While the water heated a little, I opened the back door. Bullet hurried out from under the house and darted in the door along with snow and the cold. He turned three times one way and three times another way and flopped his big body down and the light tapping of his tail on the pipes was replaced by the thumping of his tail on the old hardwood floor.

The wind blew most of the day and finally by evening, the snow stopped and the wind died down. We were hungry and the roads were too slick for my sisters, who were all married and who had taken over the task of feeding us, to make it over, so Mama told me to go try and get something going, maybe some beans or a pan of cornbread.

I had seen her make dinner a million times and I knew beans took all day and I knew, sorta, how to make corn bread but not enough to really cook. In fact, other than oatmeal and popcorn, I had never cooked, and Mama, in her post cobalt state, must have forgotten.

I opened the refrigerator and moved a half empty carton of milk out of the way, and scooted the condiments around, and found a wilted stalk of celery and some left over fried potatoes. In the freezer was plenty of frozen foods, and since I knew nothing about cooking, everything there seemed complicated and mysterious.

Finally, driven more by boredom than real hunger, I took Mama’s big pot from under the cabinet and put it on the stove, I added a picture of water and some lard and while the lard began to melt in the hot water, I put salt and pepper and the left over potatoes and the wilted stalk of celery and dried out onion. The water came to a rapid boil and I cut the heat back. When I went back into the living room, Mama and Kathy were sleeping. The rest of the evening, I minded the concoction that boiled slowly on the stove.

I was reading when she finally woke up. “What smells so good,” she said.

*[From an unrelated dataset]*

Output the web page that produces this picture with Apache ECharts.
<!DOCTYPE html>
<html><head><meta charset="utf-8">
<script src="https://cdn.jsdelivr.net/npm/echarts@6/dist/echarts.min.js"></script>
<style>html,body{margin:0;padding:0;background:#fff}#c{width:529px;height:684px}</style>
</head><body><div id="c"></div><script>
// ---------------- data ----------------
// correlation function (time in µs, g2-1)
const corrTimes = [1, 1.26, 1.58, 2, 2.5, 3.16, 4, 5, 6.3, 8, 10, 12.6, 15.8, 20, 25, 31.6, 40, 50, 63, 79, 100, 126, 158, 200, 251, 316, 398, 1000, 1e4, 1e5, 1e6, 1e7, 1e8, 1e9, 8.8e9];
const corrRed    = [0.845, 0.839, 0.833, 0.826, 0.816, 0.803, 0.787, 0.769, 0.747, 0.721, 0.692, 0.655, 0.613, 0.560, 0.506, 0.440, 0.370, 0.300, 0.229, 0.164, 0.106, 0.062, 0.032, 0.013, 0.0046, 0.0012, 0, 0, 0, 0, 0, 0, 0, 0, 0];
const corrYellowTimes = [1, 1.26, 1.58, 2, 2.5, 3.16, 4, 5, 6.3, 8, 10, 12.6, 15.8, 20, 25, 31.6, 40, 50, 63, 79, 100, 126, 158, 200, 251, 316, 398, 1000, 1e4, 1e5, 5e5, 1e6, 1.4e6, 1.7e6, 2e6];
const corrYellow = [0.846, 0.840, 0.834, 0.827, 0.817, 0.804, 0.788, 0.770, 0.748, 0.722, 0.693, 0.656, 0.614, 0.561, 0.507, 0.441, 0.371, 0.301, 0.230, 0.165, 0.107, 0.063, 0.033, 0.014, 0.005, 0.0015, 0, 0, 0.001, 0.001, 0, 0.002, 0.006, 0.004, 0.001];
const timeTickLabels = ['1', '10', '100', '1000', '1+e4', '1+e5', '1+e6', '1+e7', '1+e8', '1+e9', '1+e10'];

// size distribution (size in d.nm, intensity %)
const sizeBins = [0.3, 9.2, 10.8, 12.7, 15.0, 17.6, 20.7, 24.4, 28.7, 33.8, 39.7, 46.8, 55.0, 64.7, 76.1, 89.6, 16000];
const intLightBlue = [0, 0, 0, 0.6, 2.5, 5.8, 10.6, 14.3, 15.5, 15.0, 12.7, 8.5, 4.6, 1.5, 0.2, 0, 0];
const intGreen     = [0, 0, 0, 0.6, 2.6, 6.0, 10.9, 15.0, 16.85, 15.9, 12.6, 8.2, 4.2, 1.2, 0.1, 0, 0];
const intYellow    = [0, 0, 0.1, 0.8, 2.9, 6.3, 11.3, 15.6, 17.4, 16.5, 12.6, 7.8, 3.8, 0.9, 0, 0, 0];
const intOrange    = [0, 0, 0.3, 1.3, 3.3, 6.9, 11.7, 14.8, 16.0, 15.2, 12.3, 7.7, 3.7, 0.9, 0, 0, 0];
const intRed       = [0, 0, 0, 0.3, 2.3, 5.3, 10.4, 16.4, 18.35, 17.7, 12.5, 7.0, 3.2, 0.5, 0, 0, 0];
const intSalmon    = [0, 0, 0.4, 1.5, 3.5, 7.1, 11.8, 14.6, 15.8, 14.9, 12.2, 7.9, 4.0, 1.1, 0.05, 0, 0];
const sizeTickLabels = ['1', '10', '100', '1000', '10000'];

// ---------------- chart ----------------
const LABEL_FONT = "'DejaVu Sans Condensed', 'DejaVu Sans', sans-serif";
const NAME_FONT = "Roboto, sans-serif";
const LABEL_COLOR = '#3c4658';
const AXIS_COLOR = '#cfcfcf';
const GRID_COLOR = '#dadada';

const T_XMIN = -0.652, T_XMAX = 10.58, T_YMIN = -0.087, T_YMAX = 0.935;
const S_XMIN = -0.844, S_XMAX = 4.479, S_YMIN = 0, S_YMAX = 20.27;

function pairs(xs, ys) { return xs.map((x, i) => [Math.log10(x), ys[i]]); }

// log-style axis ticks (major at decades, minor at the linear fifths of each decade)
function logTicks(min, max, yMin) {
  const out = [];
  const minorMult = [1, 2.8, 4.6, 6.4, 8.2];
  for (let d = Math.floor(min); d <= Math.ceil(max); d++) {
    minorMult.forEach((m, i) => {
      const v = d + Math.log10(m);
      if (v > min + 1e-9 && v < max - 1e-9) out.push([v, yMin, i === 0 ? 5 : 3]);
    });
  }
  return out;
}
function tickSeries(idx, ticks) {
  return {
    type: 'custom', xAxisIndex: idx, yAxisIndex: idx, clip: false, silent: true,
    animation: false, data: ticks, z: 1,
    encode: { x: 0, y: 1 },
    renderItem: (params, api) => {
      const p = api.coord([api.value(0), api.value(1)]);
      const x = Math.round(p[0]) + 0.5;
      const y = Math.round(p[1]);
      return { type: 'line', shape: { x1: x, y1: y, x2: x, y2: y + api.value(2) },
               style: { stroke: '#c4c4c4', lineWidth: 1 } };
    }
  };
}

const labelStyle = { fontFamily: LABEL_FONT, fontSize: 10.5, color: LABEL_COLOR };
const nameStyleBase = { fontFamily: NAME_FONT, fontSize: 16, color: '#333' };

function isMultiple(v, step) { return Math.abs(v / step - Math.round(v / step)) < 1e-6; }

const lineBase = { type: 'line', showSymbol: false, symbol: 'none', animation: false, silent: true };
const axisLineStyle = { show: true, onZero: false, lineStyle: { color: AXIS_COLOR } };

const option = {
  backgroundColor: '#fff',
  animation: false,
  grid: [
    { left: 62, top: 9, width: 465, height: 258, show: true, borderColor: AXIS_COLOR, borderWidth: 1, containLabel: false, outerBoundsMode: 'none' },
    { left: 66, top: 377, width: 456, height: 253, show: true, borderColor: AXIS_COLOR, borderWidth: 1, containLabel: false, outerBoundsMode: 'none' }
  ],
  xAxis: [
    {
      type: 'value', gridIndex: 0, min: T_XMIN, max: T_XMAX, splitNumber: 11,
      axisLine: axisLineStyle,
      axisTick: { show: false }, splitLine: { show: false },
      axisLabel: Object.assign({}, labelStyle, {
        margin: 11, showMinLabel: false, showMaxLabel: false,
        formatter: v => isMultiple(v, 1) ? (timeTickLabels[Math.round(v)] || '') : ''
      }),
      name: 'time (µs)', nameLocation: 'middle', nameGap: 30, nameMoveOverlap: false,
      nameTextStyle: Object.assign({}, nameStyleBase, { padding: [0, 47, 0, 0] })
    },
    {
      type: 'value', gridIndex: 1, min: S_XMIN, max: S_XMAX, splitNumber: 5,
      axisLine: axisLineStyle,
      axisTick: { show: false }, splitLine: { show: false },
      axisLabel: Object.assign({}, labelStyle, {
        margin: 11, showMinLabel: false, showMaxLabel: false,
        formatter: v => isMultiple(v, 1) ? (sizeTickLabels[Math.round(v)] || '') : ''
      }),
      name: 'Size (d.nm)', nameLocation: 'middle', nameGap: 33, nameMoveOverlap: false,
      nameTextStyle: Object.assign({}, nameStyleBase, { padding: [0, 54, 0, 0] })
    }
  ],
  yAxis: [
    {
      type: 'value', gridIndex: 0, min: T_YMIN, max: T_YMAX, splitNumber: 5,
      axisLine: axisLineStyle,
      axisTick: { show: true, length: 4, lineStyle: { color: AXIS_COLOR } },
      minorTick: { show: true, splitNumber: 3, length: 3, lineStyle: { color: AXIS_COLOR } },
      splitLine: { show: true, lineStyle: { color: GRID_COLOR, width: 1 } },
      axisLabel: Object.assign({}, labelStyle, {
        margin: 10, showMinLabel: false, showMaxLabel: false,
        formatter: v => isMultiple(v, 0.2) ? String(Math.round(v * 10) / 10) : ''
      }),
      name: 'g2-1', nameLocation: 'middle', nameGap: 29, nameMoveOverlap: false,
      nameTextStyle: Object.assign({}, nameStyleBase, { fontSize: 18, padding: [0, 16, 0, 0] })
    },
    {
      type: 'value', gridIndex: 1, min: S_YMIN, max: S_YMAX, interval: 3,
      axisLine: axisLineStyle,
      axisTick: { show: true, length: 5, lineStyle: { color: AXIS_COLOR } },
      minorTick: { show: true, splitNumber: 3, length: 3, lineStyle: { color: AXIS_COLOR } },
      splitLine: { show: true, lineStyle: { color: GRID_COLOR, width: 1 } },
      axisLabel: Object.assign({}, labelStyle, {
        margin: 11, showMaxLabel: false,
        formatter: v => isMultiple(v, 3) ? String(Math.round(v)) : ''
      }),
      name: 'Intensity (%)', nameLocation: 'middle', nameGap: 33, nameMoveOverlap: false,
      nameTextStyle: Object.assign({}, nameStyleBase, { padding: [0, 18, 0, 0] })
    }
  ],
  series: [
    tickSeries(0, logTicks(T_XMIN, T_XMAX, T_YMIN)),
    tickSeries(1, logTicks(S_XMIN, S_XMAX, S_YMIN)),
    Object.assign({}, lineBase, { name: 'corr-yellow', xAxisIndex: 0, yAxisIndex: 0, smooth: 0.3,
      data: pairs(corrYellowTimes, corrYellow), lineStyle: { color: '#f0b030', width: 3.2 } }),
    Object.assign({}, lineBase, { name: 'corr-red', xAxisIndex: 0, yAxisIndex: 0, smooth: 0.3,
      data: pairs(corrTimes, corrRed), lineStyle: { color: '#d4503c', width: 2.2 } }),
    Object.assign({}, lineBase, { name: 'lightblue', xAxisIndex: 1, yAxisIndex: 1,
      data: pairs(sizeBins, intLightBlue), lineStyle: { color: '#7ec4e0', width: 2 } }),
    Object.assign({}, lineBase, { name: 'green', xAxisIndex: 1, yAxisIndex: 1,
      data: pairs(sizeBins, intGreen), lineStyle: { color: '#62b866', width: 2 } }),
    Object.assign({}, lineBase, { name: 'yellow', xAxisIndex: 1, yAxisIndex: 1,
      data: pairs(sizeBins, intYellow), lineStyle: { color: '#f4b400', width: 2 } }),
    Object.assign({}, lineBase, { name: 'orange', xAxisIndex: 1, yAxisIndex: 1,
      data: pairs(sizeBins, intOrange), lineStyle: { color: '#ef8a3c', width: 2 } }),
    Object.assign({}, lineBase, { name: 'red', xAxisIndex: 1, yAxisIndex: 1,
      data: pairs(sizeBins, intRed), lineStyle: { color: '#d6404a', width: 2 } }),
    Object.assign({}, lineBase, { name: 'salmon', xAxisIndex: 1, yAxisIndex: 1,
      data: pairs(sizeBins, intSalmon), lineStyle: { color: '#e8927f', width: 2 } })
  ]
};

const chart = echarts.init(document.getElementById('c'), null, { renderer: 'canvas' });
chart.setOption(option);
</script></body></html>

I went to check on the food, that did smell good, and the stalk of celery had turned to mush and the onion too, so I mashed them with a fork and what didn’t blend up, I dipped out and fed to Bullet. In the cabinet were three bowels and three glasses and I found three spoons, nothing matched. I dipped the soup into our bowels, found some crackers, and carried the bowels and drinks one set at a time to the living room where I put them on the coffee table. We ate our soup in silence and after Mama had eaten a few bites, she got back under the covers, I heated more water for her hot water bottle, and Tippy’s tale pounded the hard wood floor.

Saturday, December 22, 2007

Home Alone

I’m home alone and the silence sounds pretty damned good. For the first day in months, my sofa is a sofa again, my corner where I sat and look out of the door at the squirrels and birds is now mine and not the huge toy box’s. (is that how you make box possessive?) I can drink hot coffee without worrying about tiny hands knocking it over, burn candles without my beautiful grandson thinking they are meant to be blown out, and run, if I wanted to run, through the house naked, well, I guess that would be a pretty depressing sight, but I could. Oh and did I mention, no cartoons and I can now watch all those movies with subtitles, yes. Here goes. Oh, and I can leave my laptop out and my briefcase open, and if I wanted, smoke pot, if I wanted. Yeah, I’m free, I’m free, thank the gods, I’m free at last.